Что мы знаем о чеченской войне? Кто там и за что воюет? Кто виноват и что делать? Война, длящаяся с перерывами уже чуть ли не десять лет, обросла множеством взаимоисключающих точек зрения: от защиты целостности России до геноцида чеченского народа, от локальной контртеррористической акции до полномасштабной войны цивилизаций. Прежде, когда войны велись между суверенными государствами, пропаганда работала на ограниченной территории.
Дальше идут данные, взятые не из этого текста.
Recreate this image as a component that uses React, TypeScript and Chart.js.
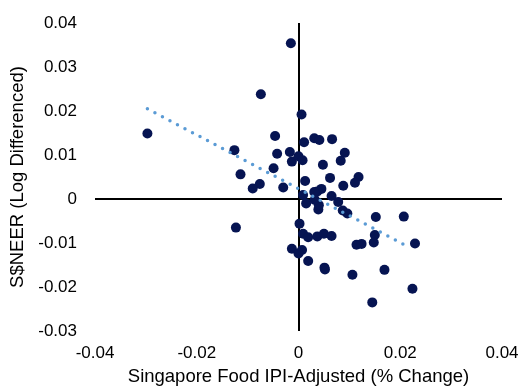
import React, { useEffect, useRef } from "react";
import { Chart, registerables } from "chart.js";

Chart.register(...registerables);

const foodIpiX: number[] = [
  -0.0015, -0.0074, -0.0297, 0.0006, -0.0046, 0.0011, -0.0126, -0.0042, -0.0017, -0.0013,
  0.0, 0.0008, -0.0049, -0.0114, -0.0076, -0.009, -0.003, 0.0013, 0.0009, 0.0031,
  0.0041, 0.0066, 0.0091, 0.0083, 0.0048, 0.0062, 0.0118, 0.0111, 0.0088, 0.0045,
  0.0037, 0.0031, 0.0065, 0.0015, 0.0039, 0.004, 0.0032, 0.0078, 0.0087, 0.0096,
  0.0002, 0.0009, 0.0019, 0.0037, 0.005, 0.0065, -0.0013, 0.0007, 0.0, 0.0019,
  0.0051, 0.0052, 0.0106, 0.0145, 0.0152, 0.015, 0.0148, 0.0114, 0.0124, 0.0169,
  0.0224, 0.0229, 0.0207, -0.0123,
];

const sneerY: number[] = [
  0.0354, 0.0238, 0.0149, 0.0192, 0.0143, 0.0129, 0.0111, 0.0103, 0.0107, 0.0085,
  0.0097, 0.0088, 0.007, 0.0056, 0.0034, 0.0024, 0.0026, 0.0041, 0.0009, 0.0138,
  0.0134, 0.0136, 0.0105, 0.0087, 0.0078, 0.0048, 0.005, 0.0037, 0.003, 0.0023,
  0.0017, 0.0016, 0.0007, -0.001, -0.0024, -0.0014, -0.0002, -0.0007, -0.0026, -0.0033,
  -0.0056, -0.0079, -0.0087, -0.0085, -0.0079, -0.0084, -0.0113, -0.0116, -0.0124, -0.0141,
  -0.0156, -0.016, -0.0172, -0.0235, -0.0041, -0.0082, -0.0099, -0.0104, -0.0102, -0.0161,
  -0.0204, -0.0101, -0.004, -0.0065,
];

const trendX: number[] = [-0.0297, 0.0218];
const trendY: number[] = [0.0205, -0.011];

const xTicks: number[] = [-0.04, -0.02, 0, 0.02, 0.04];
const yTicks: number[] = [-0.03, -0.02, -0.01, 0, 0.01, 0.02, 0.03, 0.04];

const xTitle = "Singapore Food IPI-Adjusted (% Change)";
const yTitle = "S$NEER (Log Differenced)";

const FONT = "'Liberation Sans', Arial, sans-serif";

function fmt(v: number): string {
  return String(Number(Number(v).toFixed(2)));
}

function clearPadding(s: any) {
  s.paddingLeft = 0;
  s.paddingRight = 0;
  s.paddingTop = 0;
  s.paddingBottom = 0;
}

export default function App() {
  const ref = useRef<HTMLCanvasElement | null>(null);

  useEffect(() => {
    if (!ref.current) return;
    const points = foodIpiX.map((x, i) => ({ x, y: sneerY[i] }));
    const trend = trendX.map((x, i) => ({ x, y: trendY[i] }));
    const zeroColor = (c: any) =>
      c.tick && Math.abs(c.tick.value) < 1e-9 ? "#000000" : "rgba(0,0,0,0)";

    const chart = new Chart(ref.current, {
      type: "scatter",
      data: {
        datasets: [
          {
            label: "Trend",
            data: trend,
            showLine: true,
            borderColor: "#5B9BD5",
            backgroundColor: "#5B9BD5",
            borderWidth: 3.5,
            borderDash: [0, 8.5],
            borderCapStyle: "round",
            pointRadius: 0,
            pointHoverRadius: 0,
          } as any,
          {
            label: "Data",
            data: points,
            backgroundColor: "#061452",
            borderColor: "#061452",
            borderWidth: 0,
            pointRadius: 5,
          },
        ],
      },
      options: {
        responsive: false,
        animation: false,
        layout: { padding: { top: 23, right: 19, left: 0, bottom: 0 } },
        plugins: { legend: { display: false }, tooltip: { enabled: false } },
        scales: {
          x: {
            type: "linear",
            min: -0.04,
            max: 0.04,
            afterBuildTicks: (s: any) => {
              s.ticks = xTicks.map((v) => ({ value: v }));
            },
            afterFit: (s: any) => {
              s.height = 58;
              clearPadding(s);
            },
            grid: { color: zeroColor, lineWidth: 2, drawTicks: false },
            border: { display: false },
            ticks: {
              padding: 12,
              maxRotation: 0,
              autoSkip: false,
              color: "#000",
              font: { family: FONT, size: 17 },
              callback: (v: any) => fmt(v),
            },
            title: {
              display: true,
              text: xTitle,
              color: "#000",
              font: { family: FONT, size: 18.5 },
              padding: { top: 0, bottom: 1 },
            },
          },
          y: {
            type: "linear",
            min: -0.03,
            max: 0.04,
            afterBuildTicks: (s: any) => {
              s.ticks = yTicks.map((v) => ({ value: v }));
            },
            afterFit: (s: any) => {
              s.width = 95;
              clearPadding(s);
            },
            grid: { color: zeroColor, lineWidth: 2, drawTicks: false },
            border: { display: false },
            ticks: {
              padding: 18,
              autoSkip: false,
              color: "#000",
              font: { family: FONT, size: 17 },
              callback: (v: any) => fmt(v),
            },
            title: {
              display: true,
              text: yTitle,
              color: "#000",
              font: { family: FONT, size: 18.5 },
              padding: { top: 7, bottom: 0 },
            },
          },
        },
      },
    });
    return () => chart.destroy();
  }, []);

  return (
    <div style={{ position: "absolute", left: 0, top: 0, width: 521, height: 389, background: "#fff" }}>
      <canvas ref={ref} width={521} height={389} style={{ width: 521, height: 389 }} />
    </div>
  );
}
Теперь границы стали прозрачными, а информационное пространство глобальным, и волны взаимоисключающих интерпретаций, накладываясь друг на друга, порождают полный хаос в умах, раздуваемый масс-медиа до состояния клинической паранойи. И вот на этом фоне Кончаловский, вырядившись в невообразимый кинематографический “секонд хенд” и натянув шутовской колпак, решился сказать очень простую вещь: “И те, кто воюет с той стороны, и те, кто воюет с этой, и те, кто оказался, как на грех, между ними, — просто больные люди” (“Больные люди” — два слова, которые чеченцы большими буквами пишут на фасаде больницы). Все — люди, и всем больно, и всех надо лечить. Не случайно в финале один из боевиков — несостоявшийся муж Жанны Ахмет — находит убежище среди пациентов дурдома.
Реплика, произнесенная Кончаловским от имени старого, доброго, гуманистического кино ХХ века, на мой взгляд, имеет такое же право на существование, что и все остальные, произносимые по поводу современных войн. Больше того, режиссер использует проверенные методы художественной манипуляции, дабы превратить “ужасную страшилку” в добрую сказку с хорошим концом и тем самым вернуть зрителю забытое чувство доверия к миру. Зритель, посмотрев “Дом дураков”, перестает бояться больных, чеченцев, федералов да и вообще с опаской относиться к ближнему своему. Давно уже ясно, что поведение человека и характер принимаемых им решений зависят не столько от внешних обстоятельств, сколько от его собственного эмоционального состояния и субъективного восприятия ситуации. А человек, принимающий решения в состоянии доверия и покоя, способен, на мой взгляд, отнестись к реальности более адекватно.